WHAT IS NEEDED — Pictures are excluded. Copy exactly, and only, the lines from the one containing "Emit a Python" through the one containing "from bokeh.resources import INLINE", both ends included.

SOURCE MATERIAL —
————

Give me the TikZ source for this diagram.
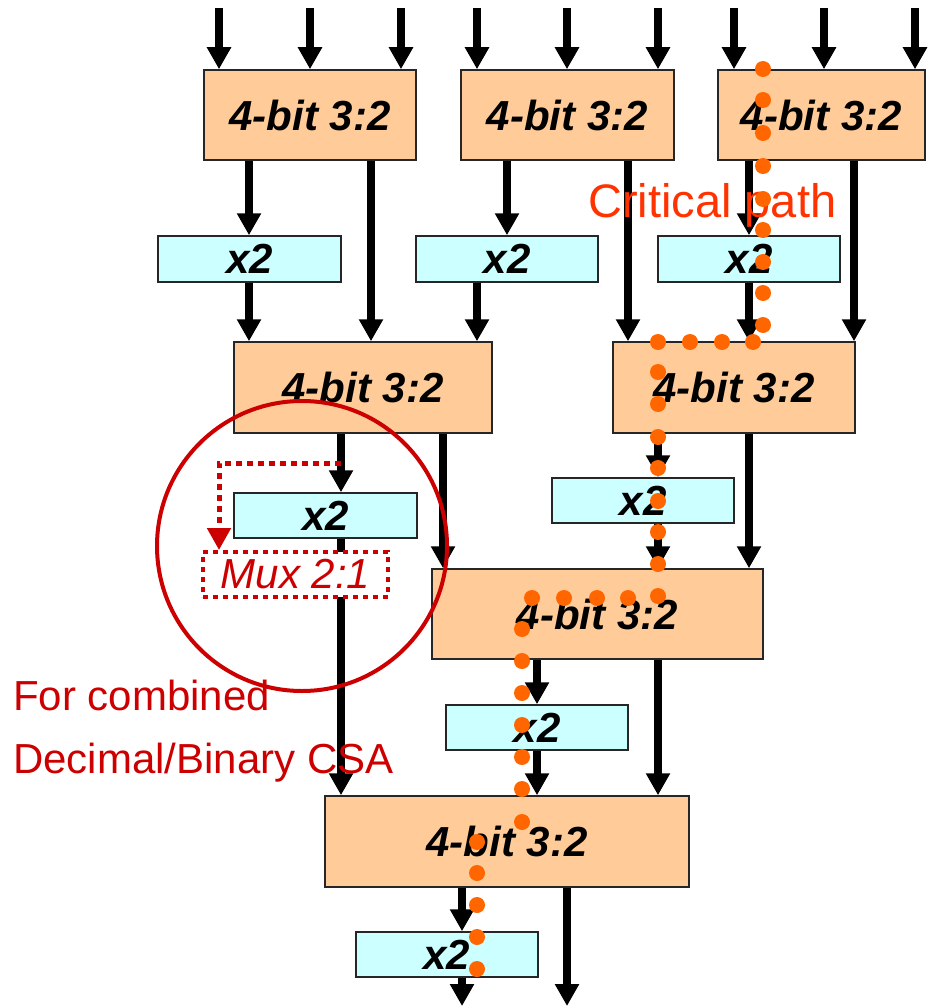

————

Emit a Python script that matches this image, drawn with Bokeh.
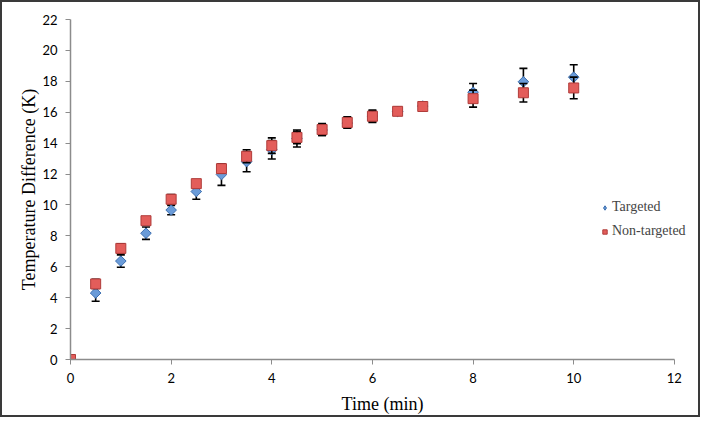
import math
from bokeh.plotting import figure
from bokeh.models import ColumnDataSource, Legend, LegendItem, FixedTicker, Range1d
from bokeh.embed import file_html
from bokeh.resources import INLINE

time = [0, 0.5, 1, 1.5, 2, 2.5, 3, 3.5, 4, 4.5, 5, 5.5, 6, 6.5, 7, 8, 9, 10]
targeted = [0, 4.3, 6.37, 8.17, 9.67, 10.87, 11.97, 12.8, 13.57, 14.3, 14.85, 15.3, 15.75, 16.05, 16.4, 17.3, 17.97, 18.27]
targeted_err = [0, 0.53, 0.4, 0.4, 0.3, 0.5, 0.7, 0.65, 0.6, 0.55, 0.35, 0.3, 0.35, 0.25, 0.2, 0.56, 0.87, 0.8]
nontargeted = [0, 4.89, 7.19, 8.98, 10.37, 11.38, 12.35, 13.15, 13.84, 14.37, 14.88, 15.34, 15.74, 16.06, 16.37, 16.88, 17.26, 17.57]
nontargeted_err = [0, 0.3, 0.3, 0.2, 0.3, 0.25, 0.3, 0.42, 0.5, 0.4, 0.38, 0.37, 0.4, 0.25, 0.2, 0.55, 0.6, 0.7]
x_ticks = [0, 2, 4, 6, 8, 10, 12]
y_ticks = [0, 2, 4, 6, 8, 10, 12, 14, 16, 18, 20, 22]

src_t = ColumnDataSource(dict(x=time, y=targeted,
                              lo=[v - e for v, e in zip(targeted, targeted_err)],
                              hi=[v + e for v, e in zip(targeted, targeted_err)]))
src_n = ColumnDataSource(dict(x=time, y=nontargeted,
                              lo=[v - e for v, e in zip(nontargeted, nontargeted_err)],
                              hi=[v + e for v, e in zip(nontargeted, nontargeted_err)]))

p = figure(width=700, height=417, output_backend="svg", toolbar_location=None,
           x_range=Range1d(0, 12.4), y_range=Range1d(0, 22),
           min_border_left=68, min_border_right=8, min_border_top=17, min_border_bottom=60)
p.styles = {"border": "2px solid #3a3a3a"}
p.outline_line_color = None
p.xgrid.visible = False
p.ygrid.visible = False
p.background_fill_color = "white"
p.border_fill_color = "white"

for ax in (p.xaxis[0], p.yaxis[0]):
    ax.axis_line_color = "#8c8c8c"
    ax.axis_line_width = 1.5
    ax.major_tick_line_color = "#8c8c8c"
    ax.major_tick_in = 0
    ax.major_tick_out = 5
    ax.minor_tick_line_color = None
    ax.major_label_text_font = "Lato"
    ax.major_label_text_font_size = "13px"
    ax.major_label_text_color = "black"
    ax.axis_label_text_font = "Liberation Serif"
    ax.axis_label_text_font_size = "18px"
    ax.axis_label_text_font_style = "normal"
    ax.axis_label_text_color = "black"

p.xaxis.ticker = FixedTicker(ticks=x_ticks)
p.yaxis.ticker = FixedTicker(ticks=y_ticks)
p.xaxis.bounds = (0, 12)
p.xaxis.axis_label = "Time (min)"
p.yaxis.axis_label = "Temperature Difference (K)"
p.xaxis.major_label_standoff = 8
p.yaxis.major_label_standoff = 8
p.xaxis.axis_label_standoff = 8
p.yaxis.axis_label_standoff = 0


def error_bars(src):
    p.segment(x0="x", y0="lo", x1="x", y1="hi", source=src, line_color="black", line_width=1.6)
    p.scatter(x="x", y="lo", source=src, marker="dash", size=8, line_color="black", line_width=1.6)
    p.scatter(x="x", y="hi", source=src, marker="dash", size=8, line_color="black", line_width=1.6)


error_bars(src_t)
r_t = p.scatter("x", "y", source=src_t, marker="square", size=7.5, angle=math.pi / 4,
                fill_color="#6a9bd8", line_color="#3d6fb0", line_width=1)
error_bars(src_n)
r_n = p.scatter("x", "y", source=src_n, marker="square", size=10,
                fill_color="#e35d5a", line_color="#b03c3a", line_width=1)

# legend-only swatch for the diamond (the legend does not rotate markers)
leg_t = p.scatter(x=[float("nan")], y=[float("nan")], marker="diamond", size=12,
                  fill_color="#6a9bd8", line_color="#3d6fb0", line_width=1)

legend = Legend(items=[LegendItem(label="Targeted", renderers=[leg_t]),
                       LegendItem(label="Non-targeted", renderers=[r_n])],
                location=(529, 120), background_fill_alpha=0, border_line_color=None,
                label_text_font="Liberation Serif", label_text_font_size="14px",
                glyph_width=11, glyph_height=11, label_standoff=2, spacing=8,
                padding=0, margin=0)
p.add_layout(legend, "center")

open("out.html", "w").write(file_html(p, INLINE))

————

ANSWER TO THIS PROBLEM —
Emit a Python script that matches this image, drawn with Bokeh.
import math
from bokeh.plotting import figure
from bokeh.models import ColumnDataSource, Legend, LegendItem, FixedTicker, Range1d
from bokeh.embed import file_html
from bokeh.resources import INLINE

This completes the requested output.